Number of samples in each class is:
yes    9
no     5
Name: default, dtype: int64

Gini Impurity of the class is 0.459


In [25]:

# Calculating  gini impurity for the attiributes
def gini_split_a(attribute_name):
    attribute_values = df1[attribute_name].value_counts()
    gini_A = 0 
    for key in attribute_values.keys():
        df_k = df1[class_name][df1[attribute_name] == key].value_counts()
        n_k = attribute_values[key]
        n = df1.shape[0]
        gini_A = gini_A + (( n_k / n) * gini_impurity(df_k))
    return gini_A

gini_attiribute ={}
for key in attribute_names:
    gini_attiribute[key] = gini_split_a(key)
    print(f'Gini for {key} is {gini_attiribute[key]:.3f}')

Gini for age is 0.343
Gini for income is 0.440
Gini for student is 0.367
Gini for credit_rate is 0.429


In [26]:

# Compute Gini gain values to find the best split
# An attribute has maximum Gini gain is selected for splitting.

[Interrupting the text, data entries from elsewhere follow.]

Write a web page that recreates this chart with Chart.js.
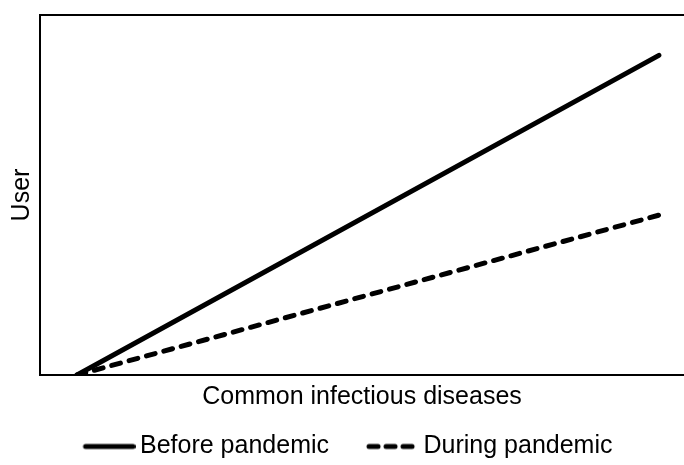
<!DOCTYPE html>
<html>
<head>
<meta charset="utf-8">
<script src="https://cdn.jsdelivr.net/npm/chart.js@4/dist/chart.umd.min.js"></script>
<style>
  html, body { margin: 0; padding: 0; background: #ffffff; }
  #wrap { width: 684px; height: 465px; position: relative; }
</style>
</head>
<body>
<div id="wrap"><canvas id="userChart"></canvas></div>
<script>
// Data (axis runs 0..100 on both sides, no ticks shown)
const xValues = [5.75, 96.1];
const beforeValues = [0, 88.8];
const duringValues = [0, 44.4];
const seriesLabels = ['Before pandemic', 'During pandemic'];

const ink = '#000000';
const fontFamily = '"Liberation Sans", Arial, Helvetica, sans-serif';

const toPoints = (ys) => xValues.map((x, i) => ({ x: x, y: ys[i] }));

// little swatch images for the legend (solid / dashed stroke)
function makeSwatch(dash) {
    const c = document.createElement('canvas');
    c.width = 90;
    c.height = 8;
    const g = c.getContext('2d');
    g.strokeStyle = ink;
    g.lineWidth = 5;
    g.lineCap = 'round';
    g.setLineDash(dash);
    g.beginPath();
    g.moveTo(40, 4);
    g.lineTo(87.5, 4);
    g.stroke();
    return c;
}
const swatches = [makeSwatch([]), makeSwatch([9, 8])];

const ctx = document.getElementById('userChart');

new Chart(ctx, {
    type: 'line',
    data: {
        datasets: [{
            label: seriesLabels[0],
            data: toPoints(beforeValues),
            borderColor: ink,
            backgroundColor: ink,
            borderWidth: 5,
            borderCapStyle: 'round',
            pointRadius: 0,
            tension: 0
        }, {
            label: seriesLabels[1],
            data: toPoints(duringValues),
            borderColor: ink,
            backgroundColor: ink,
            borderWidth: 5,
            borderCapStyle: 'round',
            borderDash: [9, 9],
            pointRadius: 0,
            tension: 0
        }]
    },
    options: {
        responsive: true,
        maintainAspectRatio: false,
        animation: false,
        layout: {
            padding: { top: 15, left: -18, right: 0, bottom: -4 }
        },
        plugins: {
            legend: {
                display: true,
                position: 'bottom',
                labels: {
                    usePointStyle: true,
                    pointStyleWidth: 74,
                    color: ink,
                    padding: 8,
                    font: { family: fontFamily, size: 25 },
                    generateLabels: (chart) => {
                        const items = Chart.defaults.plugins.legend.labels.generateLabels(chart);
                        items.forEach((item, i) => { item.pointStyle = swatches[i]; });
                        return items;
                    }
                }
            },
            tooltip: { enabled: false }
        },
        scales: {
            x: {
                type: 'linear',
                min: 0,
                max: 100,
                grid: { display: false, drawTicks: false, tickLength: 0 },
                border: { display: true, color: ink, width: 2 },
                ticks: { display: false },
                title: {
                    display: true,
                    text: 'Common infectious diseases',
                    color: ink,
                    font: { family: fontFamily, size: 25 },
                    padding: { top: 7, bottom: 14 }
                }
            },
            xTop: {
                type: 'linear',
                position: 'top',
                min: 0,
                max: 100,
                grid: { display: false, drawTicks: false, tickLength: 0 },
                border: { display: true, color: ink, width: 2 },
                ticks: { display: false }
            },
            y: {
                min: 0,
                max: 100,
                grid: { display: false, drawTicks: false, tickLength: 0 },
                border: { display: true, color: ink, width: 2 },
                ticks: { display: false },
                title: {
                    display: true,
                    text: 'User',
                    color: ink,
                    font: { family: fontFamily, size: 25 },
                    padding: { top: 25, bottom: 3 }
                }
            }
        }
    }
});
</script>
</body>
</html>
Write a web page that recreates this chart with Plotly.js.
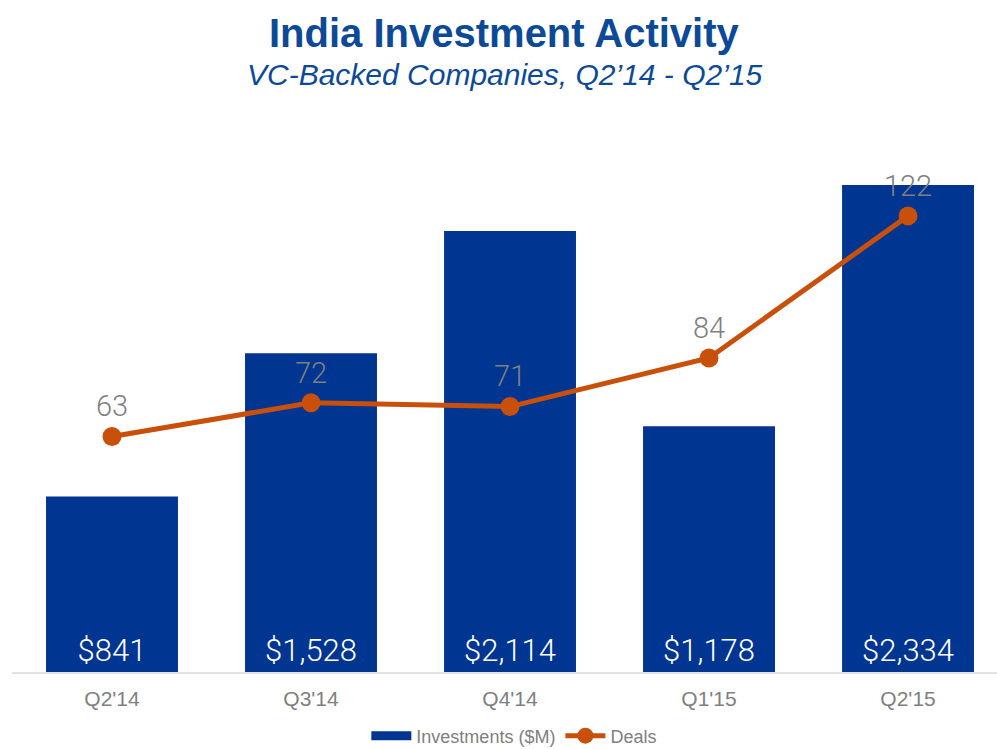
<!DOCTYPE html>
<html>
<head>
<meta charset="utf-8">
<script src="https://cdn.plot.ly/plotly-3.0.1.min.js"></script>
<style>html,body{margin:0;padding:0;background:#fff;}#chart{width:997px;height:749px;}</style>
</head>
<body>
<div id="chart"></div>
<script>
const quarters = ["Q2'14", "Q3'14", "Q4'14", "Q1'15", "Q2'15"];
const investments = [841, 1528, 2114, 1178, 2334];
const deals = [63, 72, 71, 84, 122];

const investLabels = investments.map(v => '$' + v.toLocaleString('en-US'));

const barTrace = {
  type: 'bar',
  name: 'Investments ($M)',
  x: quarters,
  y: investments,
  marker: {color: '#003591'},
  text: investLabels,
  textposition: 'inside',
  insidetextanchor: 'start',
  textangle: 0,
  textfont: {color: '#ffffff', size: 31, family: 'Roboto', weight: 300},
  hoverinfo: 'skip',
  showlegend: false
};

// legend-only entry giving the wide bar swatch of the reference
const barLegend = {
  type: 'scatter',
  mode: 'lines',
  name: 'Investments ($M)',
  x: quarters,
  y: quarters.map(() => null),
  line: {color: '#003591', width: 9},
  hoverinfo: 'skip',
  showlegend: true
};

const lineTrace = {
  type: 'scatter',
  mode: 'lines+markers+text',
  name: 'Deals',
  x: quarters,
  y: deals,
  yaxis: 'y2',
  line: {color: '#C8500A', width: 5},
  marker: {color: '#C8500A', size: 19},
  text: deals.map(String),
  textposition: 'top center',
  textfont: {color: '#7f7f7f', size: 29, family: 'Roboto', weight: 300},
  hoverinfo: 'skip',
  cliponaxis: false
};

const layout = {
  width: 997,
  height: 749,
  margin: {l: 12, r: 0, t: 100, b: 77, autoexpand: false},
  paper_bgcolor: '#ffffff',
  plot_bgcolor: '#ffffff',
  showlegend: true,
  bargap: 0.337,
  xaxis: {
    type: 'category',
    range: [-0.5025, 4.447],
    showline: true,
    linecolor: '#e3e3e3',
    linewidth: 2,
    ticks: '',
    ticklabelstandoff: 7,
    showgrid: false,
    tickfont: {family: 'Liberation Sans', size: 21, color: '#808080'},
    fixedrange: true
  },
  yaxis: {
    range: [0, 2742],
    visible: false,
    showgrid: false,
    zeroline: false
  },
  yaxis2: {
    range: [0, 153],
    overlaying: 'y',
    side: 'right',
    visible: false,
    showgrid: false,
    zeroline: false
  },
  legend: {
    orientation: 'h',
    x: 0.51,
    xanchor: 'center',
    y: -64 / 572,
    yanchor: 'middle',
    font: {family: 'Liberation Sans', size: 18, color: '#808080'},
    itemwidth: 40,
    traceorder: 'normal'
  },
  annotations: [
    {
      text: '<b>India Investment Activity</b>',
      xref: 'paper', yref: 'paper',
      x: 0.5, y: (672 - 33) / 572,
      xanchor: 'center', yanchor: 'middle',
      showarrow: false,
      font: {family: 'Liberation Sans', size: 40, color: '#0C4A97'}
    },
    {
      text: '<i>VC-Backed Companies, Q2\u201914 - Q2\u201915</i>',
      xref: 'paper', yref: 'paper',
      x: 0.5, y: (672 - 75) / 572,
      xanchor: 'center', yanchor: 'middle',
      showarrow: false,
      font: {family: 'Liberation Sans', size: 30, color: '#0C4A97'}
    }
  ]
};

Plotly.newPlot('chart', [barTrace, barLegend, lineTrace], layout, {displayModeBar: false, staticPlot: true});
</script>
</body>
</html>
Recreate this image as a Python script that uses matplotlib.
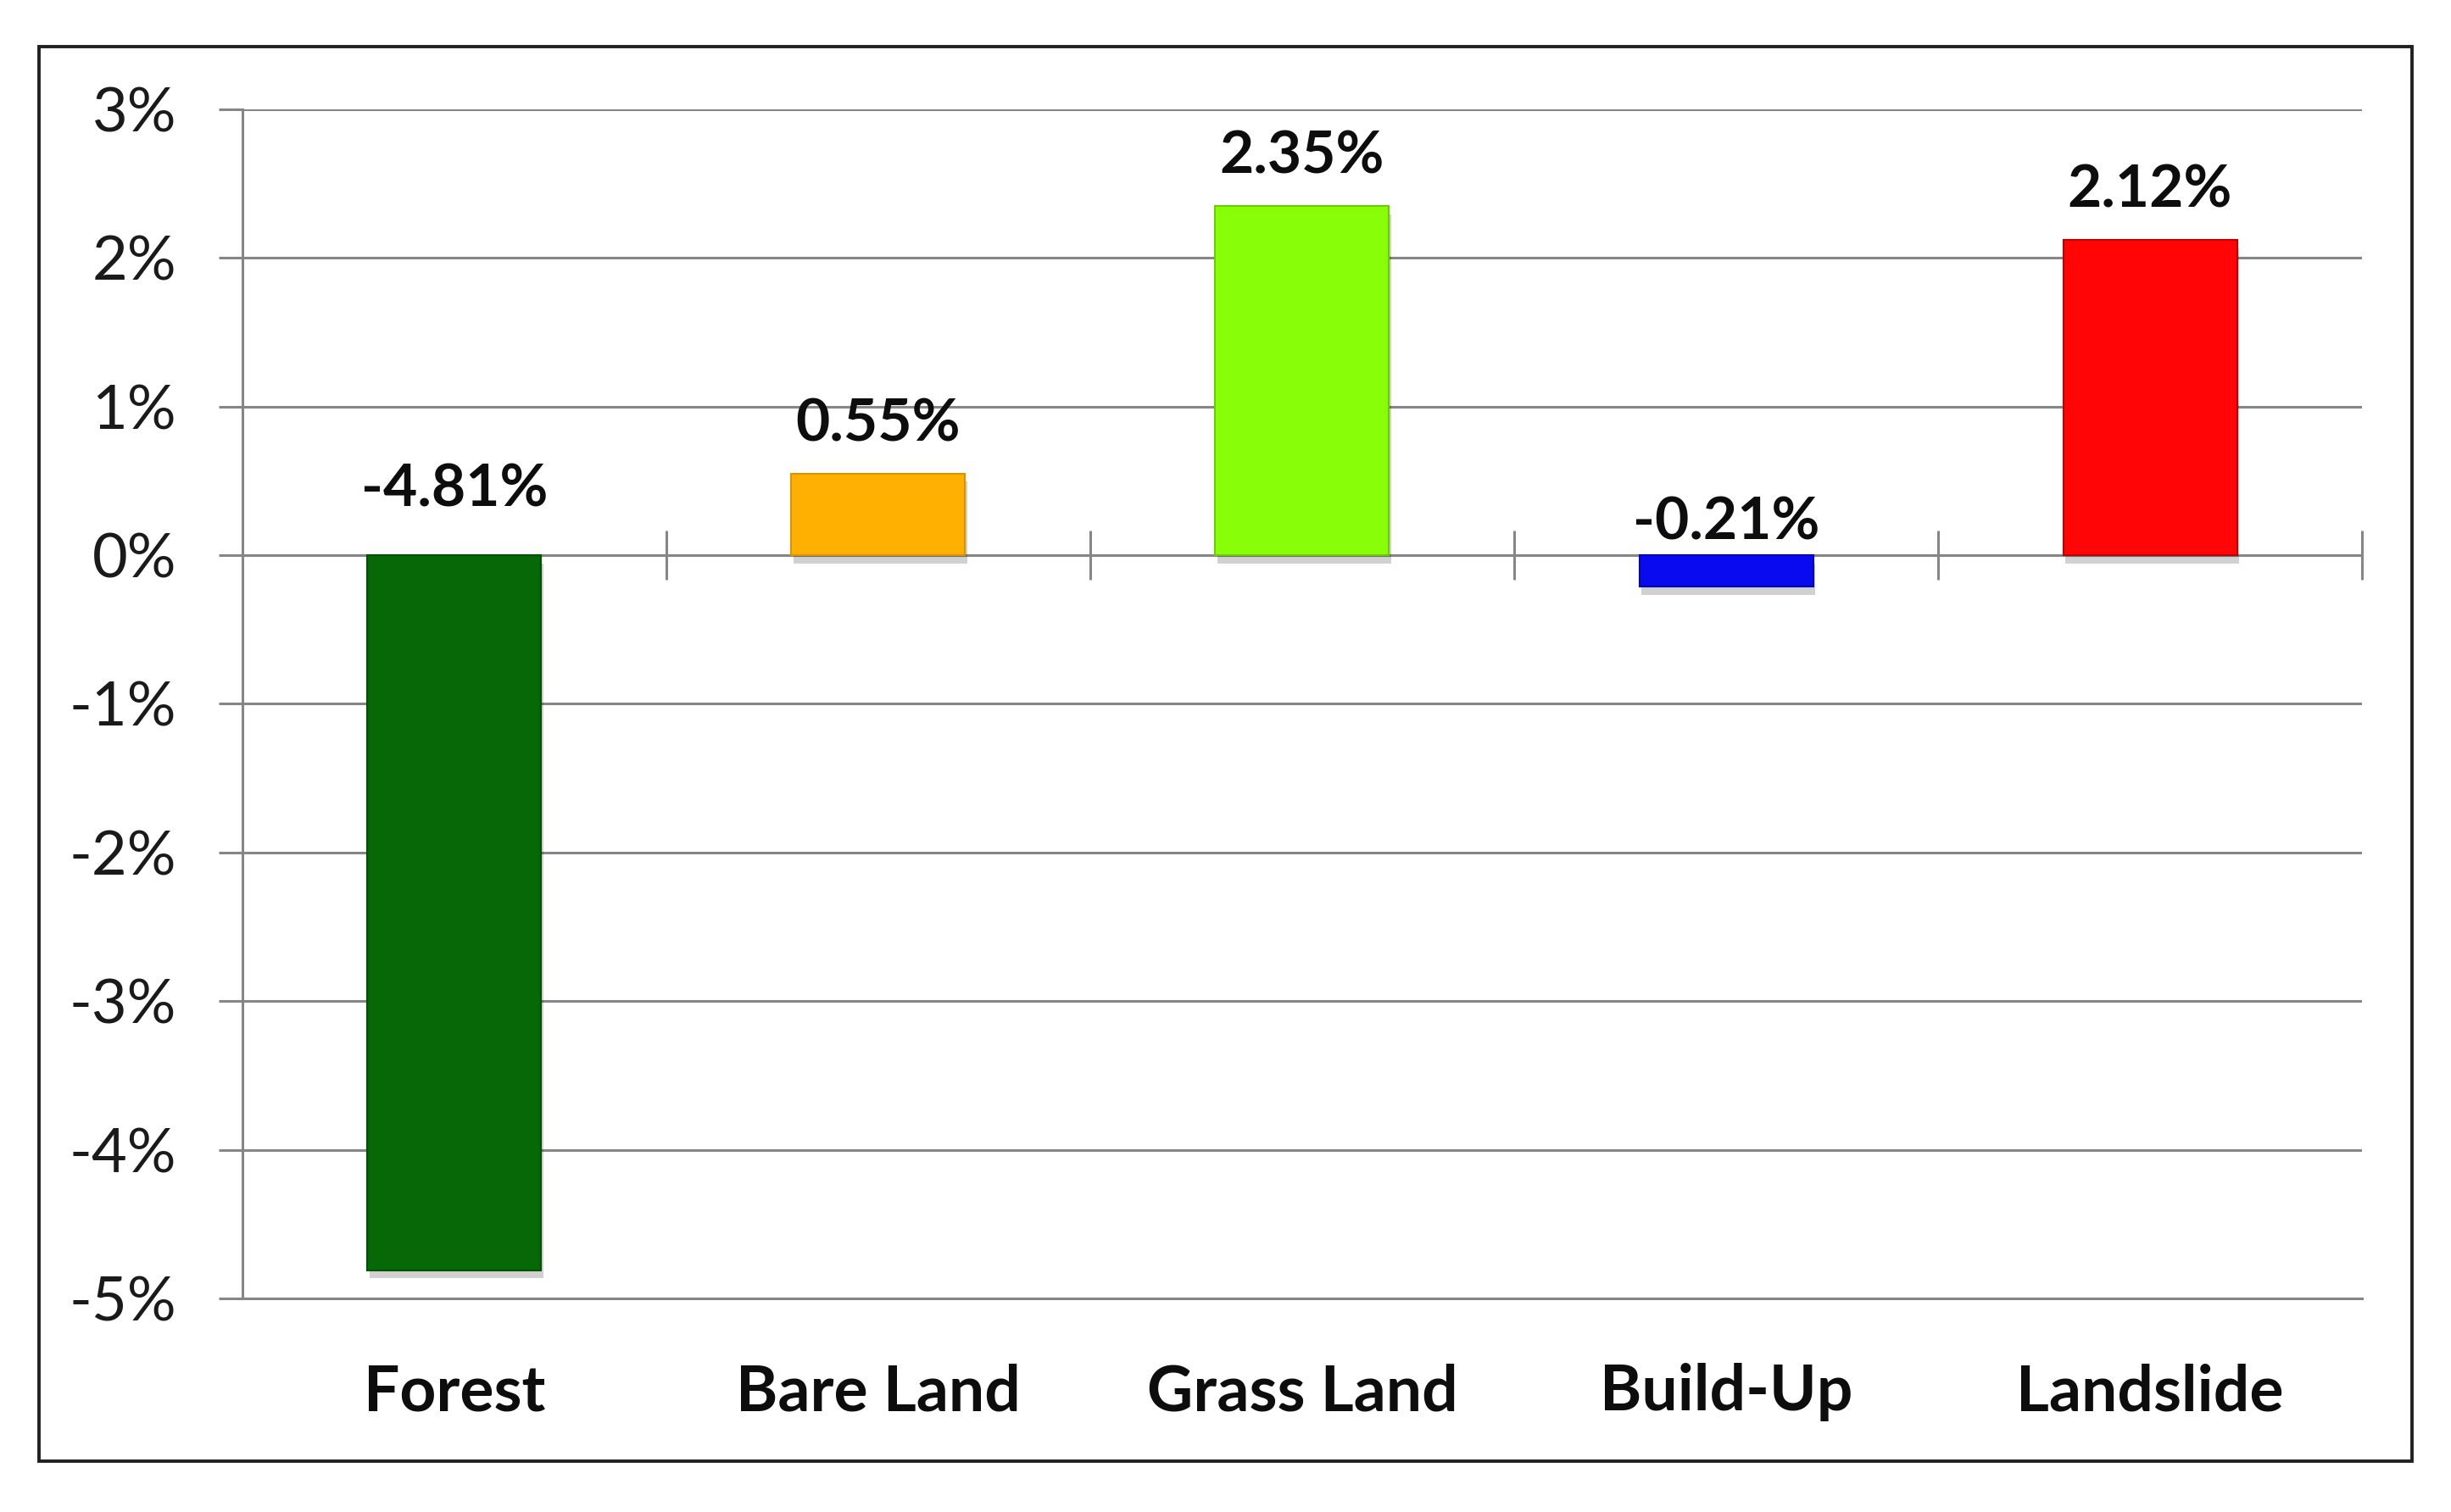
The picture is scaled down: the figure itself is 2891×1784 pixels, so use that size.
import matplotlib
matplotlib.use("Agg")
import matplotlib.pyplot as plt
import matplotlib.patheffects as pe
from matplotlib.patches import Rectangle

categories = ["Forest", "Bare Land", "Grass Land", "Build-Up", "Landslide"]
values = [-4.81, 0.55, 2.35, -0.21, 2.12]
value_labels = ["-4.81%", "0.55%", "2.35%", "-0.21%", "2.12%"]
y_ticks = [3, 2, 1, 0, -1, -2, -3, -4, -5]
y_tick_labels = ["3%", "2%", "1%", "0%", "-1%", "-2%", "-3%", "-4%", "-5%"]

colors = ["#066806", "#FFB000", "#88FF08", "#0A0AF0", "#FF0505"]
edge_colors = ["#045004", "#D99400", "#6CCC00", "#0505B0", "#C00000"]
label_offsets_pt = [33, 19, 19, 5, 19]

plt.rcParams['font.family'] = ['Lato', 'DejaVu Sans']

fig = plt.figure(figsize=(28.91, 17.84), dpi=100)
ax = fig.add_axes([0.0989, 0.1413, 0.9637 - 0.0989, 0.9277 - 0.1413])

grid_color = "#868686"
x = list(range(len(categories)))
bars = ax.bar(x, values, width=0.41, color=colors, edgecolor=edge_colors,
              linewidth=1.5, zorder=3)
for b in bars:
    b.set_path_effects([pe.SimplePatchShadow(offset=(2, -7), shadow_rgbFace="#000000", alpha=0.18),
                        pe.Normal()])

ax.set_xlim(-0.5, len(categories) - 0.5)
ax.set_ylim(-5, 3)
ax.set_yticks(y_ticks)
ax.set_yticklabels(y_tick_labels, fontsize=52, color="#1a1a1a")
ax.yaxis.grid(True, color=grid_color, linewidth=2.2, zorder=1)
ax.set_axisbelow(True)
ax.tick_params(axis='y', length=20, width=2.2, color=grid_color, pad=36, direction='out')

ax.set_xticks(x)
ax.set_xticklabels(categories, fontsize=54, fontweight='bold', color="#0d0d0d")
ax.tick_params(axis='x', length=0, pad=55)

for s in ["top", "right"]:
    ax.spines[s].set_visible(False)
ax.spines["left"].set_color(grid_color)
ax.spines["left"].set_linewidth(2.2)
ax.spines["bottom"].set_color(grid_color)
ax.spines["bottom"].set_linewidth(2.2)

# zero axis with category boundary ticks
zero_loc = (0 - (-5)) / (3 - (-5))
sec = ax.secondary_xaxis(zero_loc)
sec.set_xticks([i + 0.5 for i in x])
sec.set_xticklabels([])
sec.tick_params(axis='x', direction='inout', length=42, width=2.2, color=grid_color)
sec.spines["bottom"].set_color(grid_color)
sec.spines["bottom"].set_linewidth(2.2)
sec.spines["top"].set_color(grid_color)
sec.spines["top"].set_linewidth(2.2)

for xi, v, lab, off in zip(x, values, value_labels, label_offsets_pt):
    ax.annotate(lab, (xi, max(v, 0)), xytext=(0, off), textcoords='offset points',
                ha='center', va='bottom', fontsize=50, fontweight='bold', color="#0d0d0d",
                zorder=5)

fig.patches.append(Rectangle((46 / 2891, 60 / 1784), (2845 - 46) / 2891, (1729 - 60) / 1784,
                             transform=fig.transFigure, fill=False, edgecolor="#231f20",
                             linewidth=2.8))

fig.savefig("out.png", dpi=100, facecolor="white")
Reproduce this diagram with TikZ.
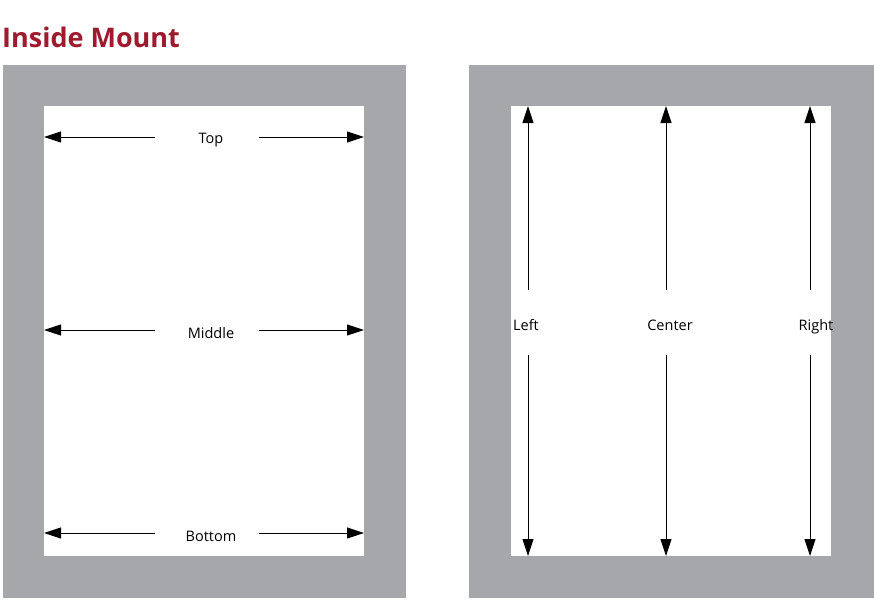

min_value = min(gini_attiribute.values())
print('The minimum value of Gini Impurity : {0:.3} '.format(min_value))
print('The maximum value of Gini Gain     : {0:.3} '.format(1-min_value))

selected_attribute = min(gini_attiribute.keys())
print('The selected attiribute is: ', selected_attribute)

The minimum value of Gini Impurity : 0.343 
The maximum value of Gini Gain     : 0.657 
The selected attiribute is:  age